Q: "Will Purview slow down our production database during a scan?" A: "Purview reads metadata and small samples, not the entire dataset. While the impact is minimal, we recommend scheduling scans during low-traffic windows to ensure zero impact on production performance."

** 💰 Q: "Is it worth the cost if we only have a few SQL databases?" A:** "If your primary goal is compliance (GDPR), the cost of a fine far outweighs the cost of Purview. If your goal is productivity, the time saved by engineers not searching for data often pays for the service within months."

Q: "Can Purview actually prevent someone from seeing sensitive data?" A: "Purview provides the visibility and classification. To actually restrict access, you use Purview's insights to configure Azure SQL or ADLS ACLs (Access Control Lists)."

Q: "Does Purview support data in AWS or Google Cloud?" A: "Yes, Purview is designed to be multi-cloud. You can register S3 buckets or Google BigQuery as sources to create a unified view of your entire estate."

Common FAQs and Misconceptions¶

Q: Does Purview store a copy of my data? A: No. Purview only stores metadata and small samples for classification purposes.

Q: Can I use Purview to transform data? A: No. Purview is for governance and discovery.

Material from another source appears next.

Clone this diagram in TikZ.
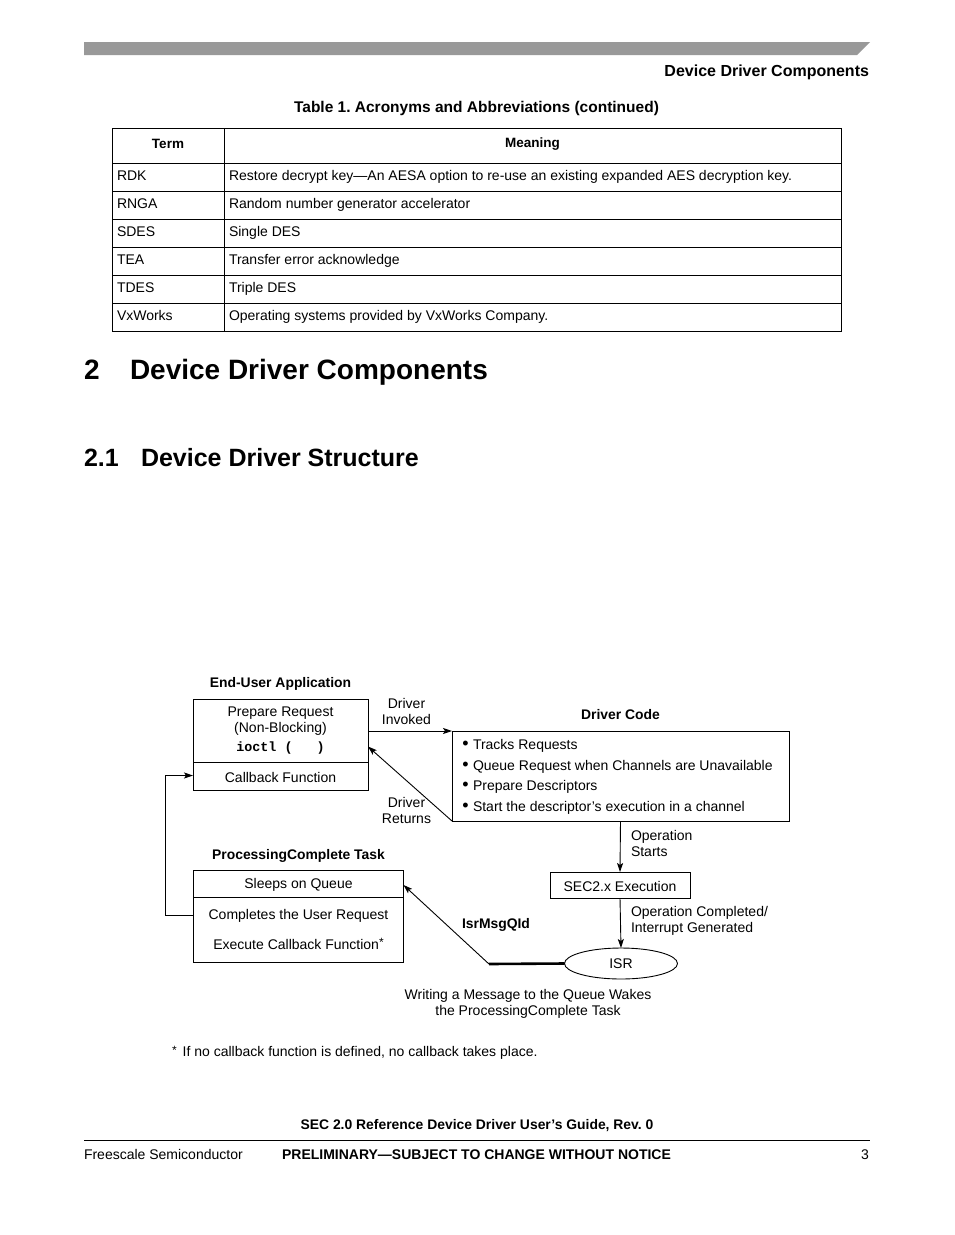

You use Azure Data Factory or Synapse for transformations.

Q: If I delete a file in ADLS, does it disappear from Purview immediately? A: ⚠️ Warning: No. Purview only knows the file is gone during the next scheduled scan. Your catalog might show "stale" metadata until the next scan cycle.

Q: Can I create my own classification rules? A: Yes, you can use Regex or custom pattern matching to identify proprietary ID formats.

Q: Is Purview part of the Azure Data Factory service? A: No, they are separate services, but they are deeply integrated for lineage purposes.

Q: Does Purview help with Data Quality? A: Not directly. It tells you the data exists and where it came from; you would need tools like Great Expectations or Azure Data Factory validation to measure quality.

Exam & Certification Focus (DP-203)¶

Data Lineage (High Priority): Understand how ADF/Synapse integration works to populate the lineage graph.
Data Map & Collections (Medium Priority): Know how to organize assets into collections for access control.
Classification (Medium Priority): Understand the difference between system and custom classifications.
Integration Patterns (High Priority): Be able to identify which service (ADF, SQL, ADLS) is required to populate specific parts of the Data Map.
📌 Must Know: The ability to distinguish between Metadata (what Purview handles) and Data (what ADF/Synapse handles).

Quick Recap¶

Microsoft Purview provides a unified Data Map for discovery and governance.
Lineage is the critical feature for tracking data transformations from source to sink.
Scanning is the automated process of extracting metadata, not moving data.
Glossary and Classifications bridge the gap between technical schemas and business language.
Security is managed via Collections and Entra ID (Azure AD) roles.